Ms Le Pen accused Mr Macron of presiding over a deterioration of the quality of life and purchasing power for French. She continued to hammer away at those same themes during the final days of campaigning, describing Mr Macron as “nonchalant, condescending” and “with limitless arrogance.”
“Everyone understood that Emmanuel Macron did not like the French and especially those who do not agree with his policies because they endure it in their daily lives,” she said during a speech with supporters in far northwest France on Thursday. “Can we entrust five more years to a president who shrugs his shoulders and never questions himself?”
France is one of only nine nuclear weapons powers as well as one of the five veto-wielding permanent members of the United Nations Security Council.

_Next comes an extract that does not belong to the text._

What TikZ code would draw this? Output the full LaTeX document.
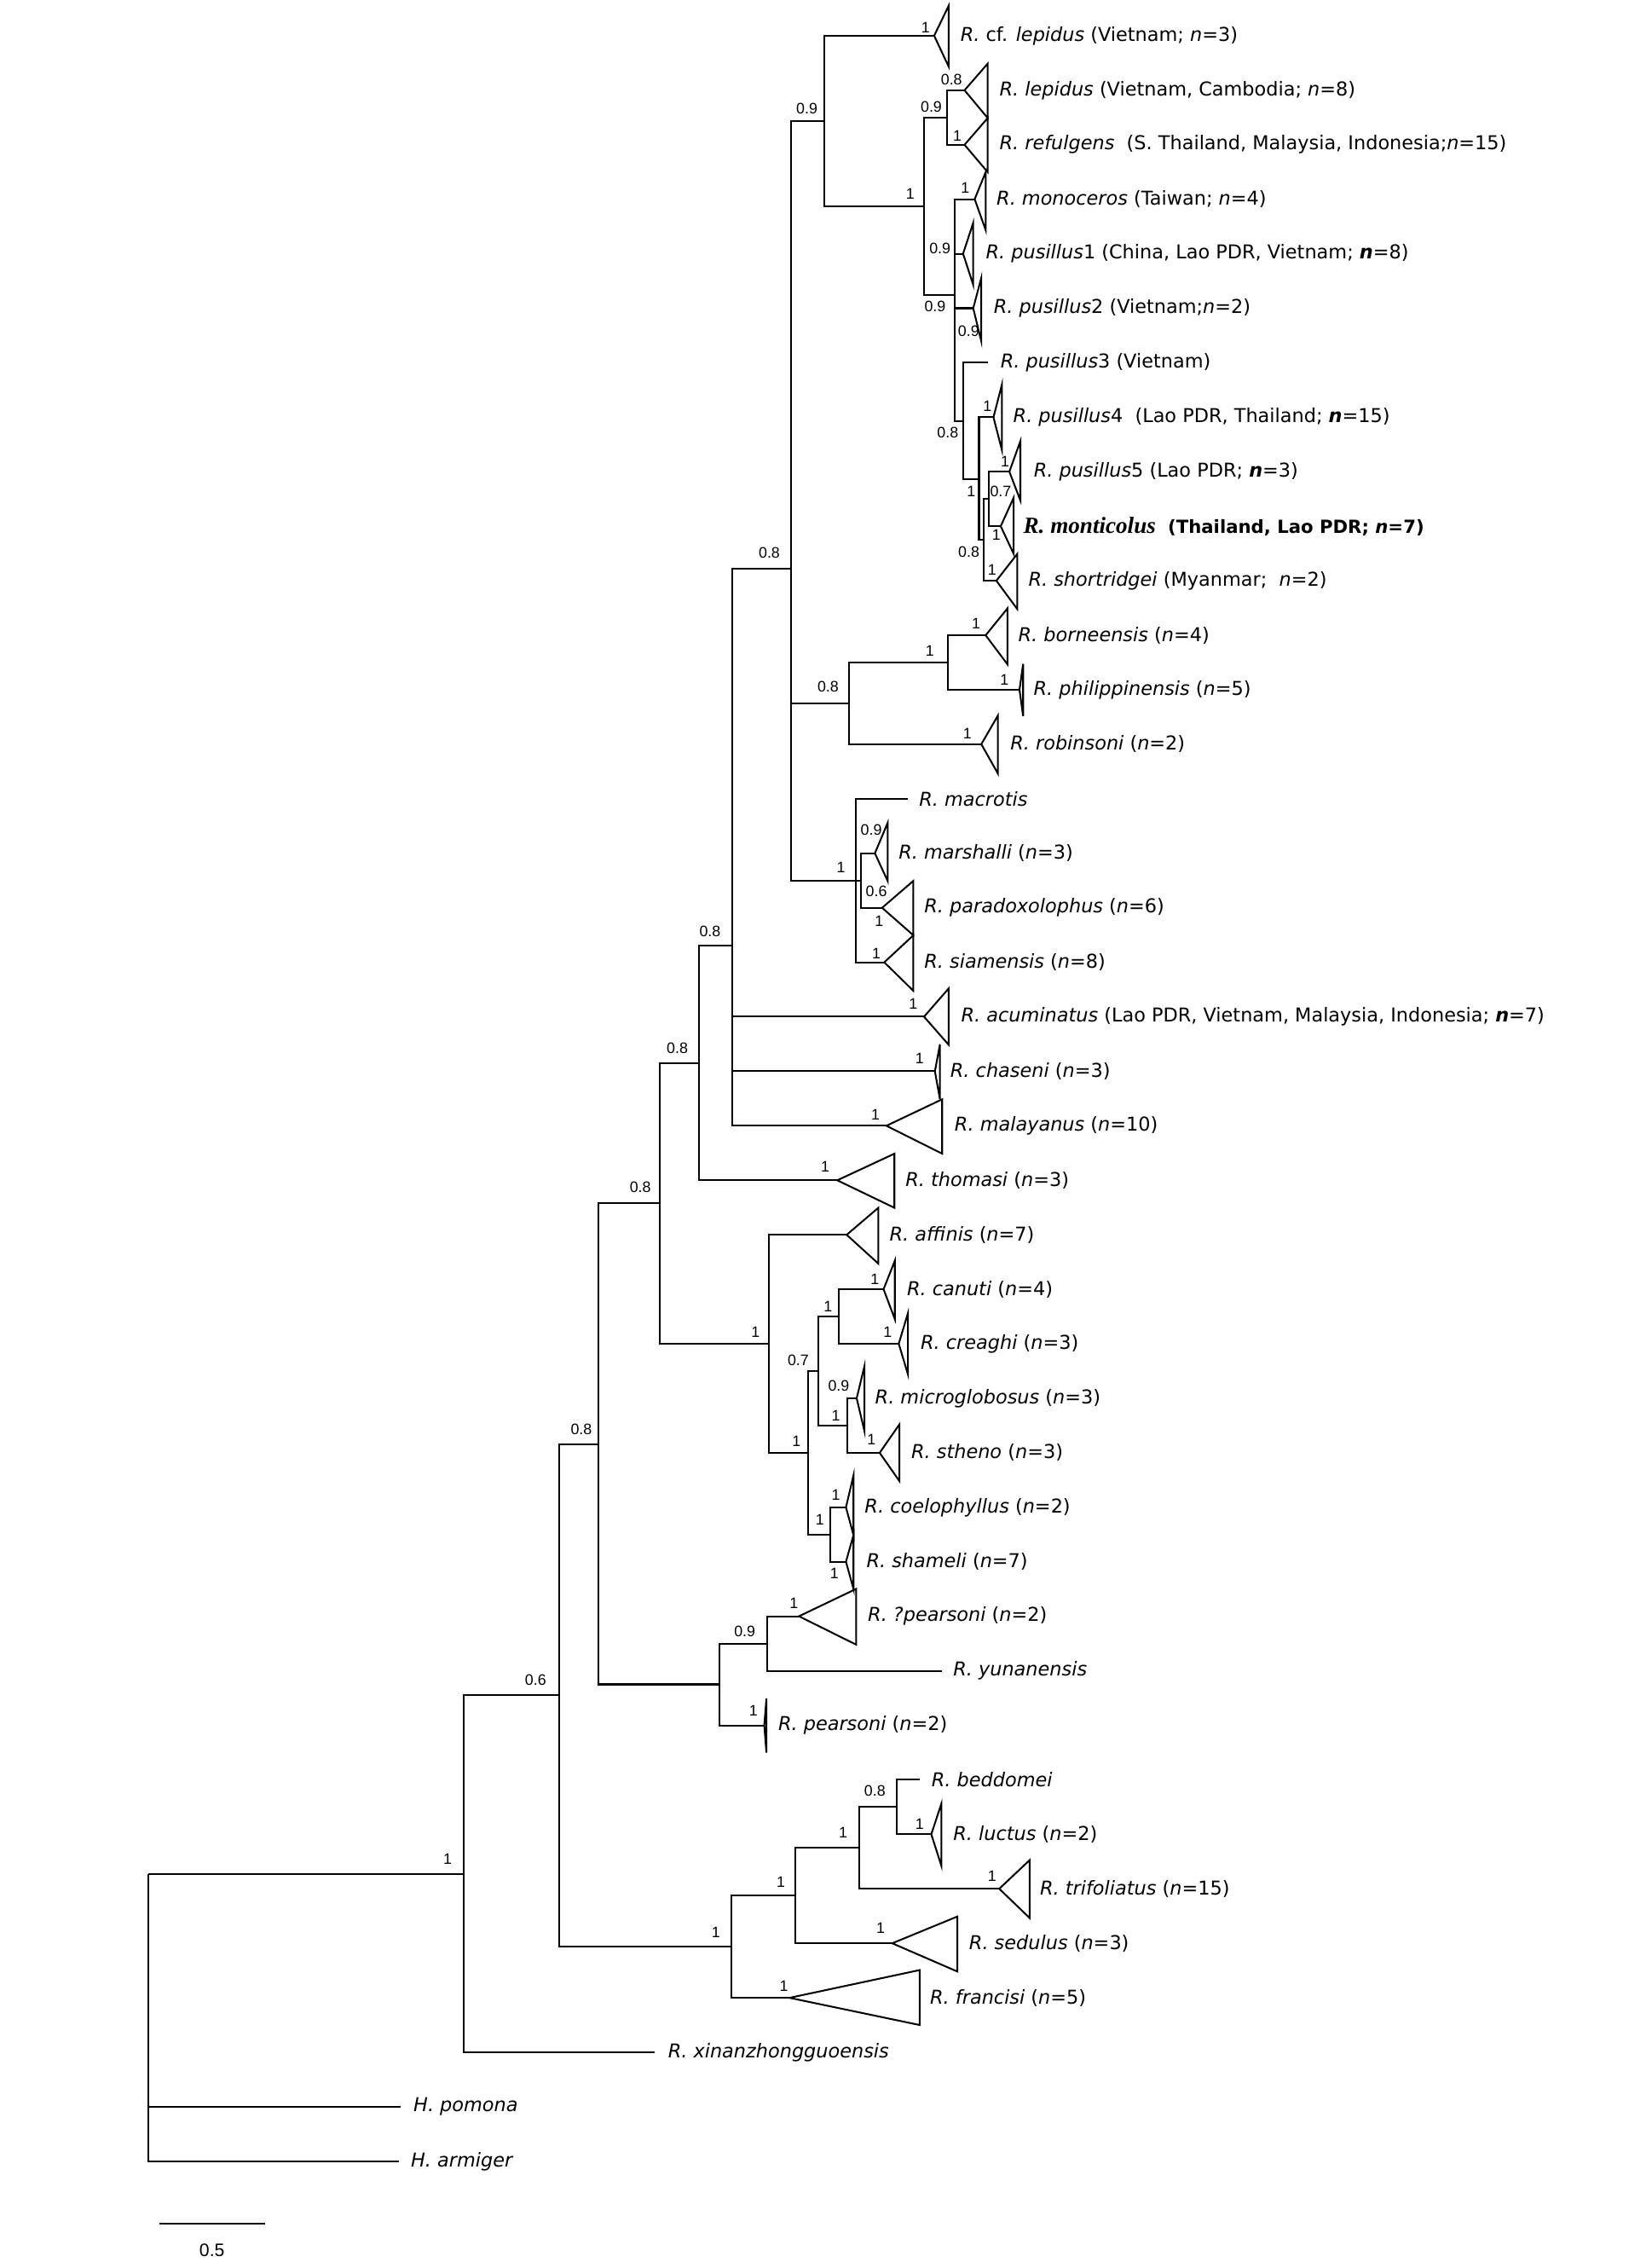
\documentclass[tikz,border=0pt]{standalone}
\usepackage{fontspec}
\setmainfont{DejaVu Sans}
\newfontfamily\supfont{Liberation Sans}
\newfontfamily\serifbf{Liberation Serif}
\newcommand\nn{\textit{n}}
\newcommand\nb{\textbf{\textit{n}}}
\newcommand\cladetri[4]{\draw[br] (#1) -- (#2,#3) -- (#2,#4) -- cycle;}
\begin{document}
\begin{tikzpicture}[x=1pt,y=-1pt,
  br/.style={line width=1.2pt},
  lab/.style={anchor=west,inner sep=0pt,font=\fontsize{13.2}{15}\selectfont},
  sup/.style={inner sep=0pt,font=\supfont\fontsize{10.5}{12}\selectfont}]
\useasboundingbox (0,0) rectangle (1142,1568);
% internal nodes
\coordinate (root) at (102.3,1295.5);
\coordinate (A) at (320.8,1295.5);
\coordinate (B) at (386.6,1172.1);
\coordinate (C) at (414,998.3);
\coordinate (D) at (506,1345.9);
\coordinate (E) at (550,1310.5);
\coordinate (F) at (594,1277.5);
\coordinate (G) at (620,1249.3);
\coordinate (H) at (456.5,832);
\coordinate (I) at (483.5,735);
\coordinate (J) at (506.5,654);
\coordinate (K) at (531.5,929);
\coordinate (L) at (547,393);
\coordinate (M) at (570,83.7);
\coordinate (N) at (587,486.3);
\coordinate (O) at (591.8,608.8);
\coordinate (P) at (639,142.6);
\coordinate (Q) at (655,81.25);
\coordinate (R) at (660,204);
\coordinate (S) at (666,291);
\coordinate (T) at (677,331);
\coordinate (U) at (680.5,373.3);
\coordinate (V) at (684,345);
\coordinate (W) at (655.4,458);
\coordinate (X) at (595.5,608.8);
\coordinate (Y) at (558.6,1004.4);
\coordinate (Z) at (566,947.9);
\coordinate (AA) at (574.3,1060.9);
\coordinate (BB) at (580,910.2);
\coordinate (CC) at (585.7,985.6);
\coordinate (DD) at (497.3,1164.5);
\coordinate (EE) at (530.4,1136.3);
% leaf tips
\coordinate (cflep) at (646,24.7);
\coordinate (lepid) at (667,62.4);
\coordinate (reful) at (667,100.1);
\coordinate (monoc) at (674,137.7);
\coordinate (pusA) at (666,175.4);
\coordinate (pusB) at (673,213.1);
\coordinate (pusC) at (683,250.8);
\coordinate (pusD) at (687,288.5);
\coordinate (pusE) at (698,326.1);
\coordinate (monti) at (692,363.8);
\coordinate (short) at (689,401.5);
\coordinate (borne) at (681.6,439.2);
\coordinate (phil) at (705,476.9);
\coordinate (robin) at (678.6,514.5);
\coordinate (macro) at (627.8,552.2);
\coordinate (marsh) at (605,589.9);
\coordinate (parad) at (610,627.6);
\coordinate (siam) at (611.5,665.3);
\coordinate (acum) at (639,702.9);
\coordinate (chas) at (646.5,740.6);
\coordinate (malay) at (613,778.3);
\coordinate (thom) at (579,816);
\coordinate (affin) at (585.5,853.7);
\coordinate (canu) at (611,891.3);
\coordinate (creag) at (621.5,929);
\coordinate (micro) at (592.4,966.7);
\coordinate (sthen) at (608.3,1004.4);
\coordinate (coelo) at (585,1042.1);
\coordinate (shame) at (585,1079.7);
\coordinate (qpear) at (552.5,1117.4);
\coordinate (yunan) at (651.5,1155.1);
\coordinate (pears) at (528.5,1192.8);
\coordinate (bedd) at (636,1230.5);
\coordinate (luct) at (644,1268.1);
\coordinate (trif) at (691,1305.8);
\coordinate (sedu) at (617,1343.5);
\coordinate (franc) at (546,1381.2);
\coordinate (xin) at (453,1418.9);
\coordinate (pom) at (277,1456.5);
\coordinate (arm) at (275.6,1494.2);
% branches
\foreach \p/\c in {root/A,root/pom,root/arm,A/B,A/xin,B/C,B/D,C/H,C/DD,
  D/E,D/franc,E/F,E/sedu,F/G,F/trif,G/bedd,G/luct,H/I,H/K,I/J,I/thom,
  J/L,J/acum,J/chas,J/malay,L/M,L/N,L/O,M/cflep,M/P,P/Q,P/R,Q/lepid,Q/reful,
  R/monoc,R/pusA,R/pusB,R/S,S/pusC,S/T,T/pusD,T/U,U/V,U/short,V/pusE,V/monti,
  N/W,N/robin,W/borne,W/phil,O/macro,O/X,O/siam,X/marsh,X/parad,K/affin,K/Y,
  Y/Z,Y/AA,Z/BB,Z/CC,BB/canu,BB/creag,CC/micro,CC/sthen,AA/coelo,AA/shame,
  DD/EE,DD/pears,EE/qpear,EE/yunan}
  \draw[br] (\p) |- (\c);
% collapsed clades
\cladetri{cflep}{656}{4}{46}
\cladetri{lepid}{683}{44}{81.6}
\cladetri{reful}{683}{81.6}{119}
\cladetri{monoc}{681.6}{119}{159}
\cladetri{pusA}{673}{154}{197}
\cladetri{pusB}{678.6}{192}{236}
\cladetri{pusD}{692.8}{266}{311}
\cladetri{pusE}{705.6}{305}{346}
\cladetri{monti}{701}{344}{383}
\cladetri{short}{703.4}{383}{421}
\cladetri{borne}{696.7}{420.6}{459.3}
\cladetri{phil}{707.5}{459}{495}
\cladetri{robin}{690}{494.8}{534.7}
\cladetri{marsh}{613.8}{569}{609}
\cladetri{parad}{631.6}{609}{646.6}
\cladetri{siam}{631.6}{646.6}{685}
\cladetri{acum}{656}{683.4}{722.3}
\cladetri{chas}{650}{722}{760}
\cladetri{malay}{651.5}{760}{797.6}
\cladetri{thom}{618.5}{797.6}{835}
\cladetri{affin}{607.4}{835}{873.6}
\cladetri{canu}{618.8}{871.6}{912}
\cladetri{creag}{627.8}{908}{950}
\cladetri{micro}{597.8}{944.4}{989.5}
\cladetri{sthen}{622}{984.7}{1024}
\cladetri{coelo}{590.2}{1020}{1061.3}
\cladetri{shame}{590.2}{1061.3}{1098.5}
\cladetri{qpear}{592}{1098.5}{1137}
\cladetri{pears}{530}{1174.3}{1211.7}
\cladetri{luct}{651}{1247}{1290}
\cladetri{trif}{712}{1286}{1326}
\cladetri{sedu}{662}{1325}{1363}
\cladetri{franc}{636}{1362}{1400}
% taxon labels
\node[lab] (t-cflep) at (664,24.7) {\textit{R.} cf. \textit{lepidus} (Vietnam; \nn=3)};
\node[lab] (t-lepid) at (691,62.4) {\textit{R. lepidus} (Vietnam, Cambodia; \nn=8)};
\node[lab] (t-reful) at (691,100.1) {\textit{R. refulgens}\ \ (S. Thailand, Malaysia, Indonesia;\nn=15)};
\node[lab] (t-monoc) at (689,137.7) {\textit{R. monoceros} (Taiwan; \nn=4)};
\node[lab] (t-pusA) at (681.6,175.4) {\textit{R. pusillus}1 (China, Lao PDR, Vietnam; \nb=8)};
\node[lab] (t-pusB) at (687,213.1) {\textit{R. pusillus}2 (Vietnam;\nn=2)};
\node[lab] (t-pusC) at (691.7,250.8) {\textit{R. pusillus}3 (Vietnam)};
\node[lab] (t-pusD) at (700.5,288.5) {\textit{R. pusillus}4\ \ (Lao PDR, Thailand; \nb=15)};
\node[lab] (t-pusE) at (714.7,326.1) {\textit{R. pusillus}5 (Lao PDR; \nb=3)};
\node[lab] (t-monti) at (707.5,363.8) {{\serifbf\bfseries\itshape\fontsize{16}{18}\selectfont R. monticolus}\ \ {\fontsize{12.5}{15}\selectfont\bfseries (Thailand, Lao PDR; \textit{n}=7)}};
\node[lab] (t-short) at (711,401.5) {\textit{R. shortridgei} (Myanmar;\ \ \nn=2)};
\node[lab] (t-borne) at (704,439.2) {\textit{R. borneensis} (\nn=4)};
\node[lab] (t-phil) at (714.6,476.9) {\textit{R. philippinensis} (\nn=5)};
\node[lab] (t-robin) at (698.5,514.5) {\textit{R. robinsoni} (\nn=2)};
\node[lab] (t-macro) at (635.4,552.2) {\textit{R. macrotis}};
\node[lab] (t-marsh) at (621.3,589.9) {\textit{R. marshalli} (\nn=3)};
\node[lab] (t-parad) at (639,627.6) {\textit{R. paradoxolophus} (\nn=6)};
\node[lab] (t-siam) at (639,665.3) {\textit{R. siamensis} (\nn=8)};
\node[lab] (t-acum) at (664.5,702.9) {\textit{R. acuminatus} (Lao PDR, Vietnam, Malaysia, Indonesia; \nb=7)};
\node[lab] (t-chas) at (657,740.6) {\textit{R. chaseni} (\nn=3)};
\node[lab] (t-malay) at (660,778.3) {\textit{R. malayanus} (\nn=10)};
\node[lab] (t-thom) at (626,816) {\textit{R. thomasi} (\nn=3)};
\node[lab] (t-affin) at (615,853.7) {\textit{R. affinis} (\nn=7)};
\node[lab] (t-canu) at (627,891.3) {\textit{R. canuti} (\nn=4)};
\node[lab] (t-creag) at (636.5,929) {\textit{R. creaghi} (\nn=3)};
\node[lab] (t-micro) at (605,966.7) {\textit{R. microglobosus} (\nn=3)};
\node[lab] (t-sthen) at (630,1004.4) {\textit{R. stheno} (\nn=3)};
\node[lab] (t-coelo) at (597.8,1042.1) {\textit{R. coelophyllus} (\nn=2)};
\node[lab] (t-shame) at (599,1079.7) {\textit{R. shameli} (\nn=7)};
\node[lab] (t-qpear) at (600,1117.4) {\textit{R. ?pearsoni} (\nn=2)};
\node[lab] (t-yunan) at (659,1155.1) {\textit{R. yunanensis}};
\node[lab] (t-pears) at (538,1192.8) {\textit{R. pearsoni} (\nn=2)};
\node[lab] (t-bedd) at (644,1230.5) {\textit{R. beddomei}};
\node[lab] (t-luct) at (659,1268.1) {\textit{R. luctus} (\nn=2)};
\node[lab] (t-trif) at (719,1305.8) {\textit{R. trifoliatus} (\nn=15)};
\node[lab] (t-sedu) at (670,1343.5) {\textit{R. sedulus} (\nn=3)};
\node[lab] (t-franc) at (643,1381.2) {\textit{R. francisi} (\nn=5)};
\node[lab] (t-xin) at (461.8,1418.9) {\textit{R. xinanzhongguoensis}};
\node[lab] (t-pom) at (285.8,1456.5) {\textit{H. pomona}};
\node[lab] (t-arm) at (284,1494.2) {\textit{H. armiger}};
% support values
\foreach \x/\y/\t [count=\i] in {
  309.5/1285.5/1, 370.4/1161.5/0.6, 402/988/0.8, 495/1336/1, 540/1301/1,
  583/1267/1, 605/1238/0.8, 636/1261/1, 686/1297/1, 609/1333/1, 542/1373/1,
  442.8/821/0.8, 468.4/724.6/0.8, 491/643.8/0.8, 532/382.3/0.8, 558/75/0.9,
  640/19/1, 629.5/134/1, 644/73.7/0.9, 658/55/0.8, 662/94/1, 667.5/130/1,
  650/172/0.9, 646.6/211.7/0.9, 669.8/229/0.9, 655.4/299/0.8, 671.6/340/1,
  682.8/281/1, 670/381.5/0.8, 692/340/0.7, 695/319/1, 689/370/1, 686/394/1,
  643/450/1, 572.6/475/0.8, 675/431.4/1, 694.6/470/1, 669/507/1,
  581.6/600/1, 602.5/574/0.9, 606/616/0.6, 608/637/1, 606/659/1,
  631.5/693.8/1, 636/732/1, 605.5/770.5/1, 570.7/806.7/1,
  522.5/920.8/1, 572.5/903/1, 605/884.4/1, 613.8/920.8/1, 552/940.5/0.7,
  580/958/0.9, 578/978.8/1, 602.6/995.4/1, 550.7/996.5/1, 578/1033.8/1,
  567/1050.5/1, 577/1087.8/1, 515/1127.7/0.9, 549/1108.5/1, 521/1182.8/1}
  \node[sup] (s\i) at (\x,\y) {\t};
% scale bar
\coordinate (sb1) at (110,1537.5);
\coordinate (sb2) at (183.6,1537.5);
\draw[br] (sb1) -- (sb2);
\node[inner sep=0pt,font=\supfont\fontsize{12.5}{14}\selectfont] (sbl) at (146.6,1556) {0.5};
\end{tikzpicture}
\end{document}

Ms Le Pen, who has been close to President Vladmir Putin for years, has said she might withhold lethal aid for Ukrainian forces battling a Russian invasion, and remove Paris from the Nato integrated command, jeopardising efforts to confront Moscow’s ambitions in eastern Europe.
The high stakes of the election were highlighted by German chancellor Olaf Scholz, who issued a ringing endorsement for Mr Macron in a tweet on Thursday.
“The choice that the French people are facing is critical for France and for Europe,” he wrote. “It is the choice between a democratic candidate, who believes that France grows in a powerful EU. And a far-right candidate, who openly sides with those attacking our freedom and democracy.”
In a series of tweets, even Alexey Navalny, the jailed Russian dissident, alleged that Ms Le Pen had taken loans from a bank that he described as “Putin’s notorious money-laundering outfit” and urged French voters to back Mr Macron.
“Elections are always difficult,” he wrote. “But you have to go to them to at least vote against someone. I won’t be able to wear a scarf in solidarity with the French on April 24 — it’s considered a ‘dress code offence’ here, they might put me in solitary confinement for that. But I will root for France, the French and Emmanuel Macron.”
Ms Le Pen, in turn, has been praised by Steve Bannon, the far-right American commentator who helped Donald Trump achieve victory in the 2016 elections.
“Marine Le Pen does not need my help to win,” he reportedly said in an interview with French broadcasters. “I am her friend, maybe her colleague, but she will win this election by herself.”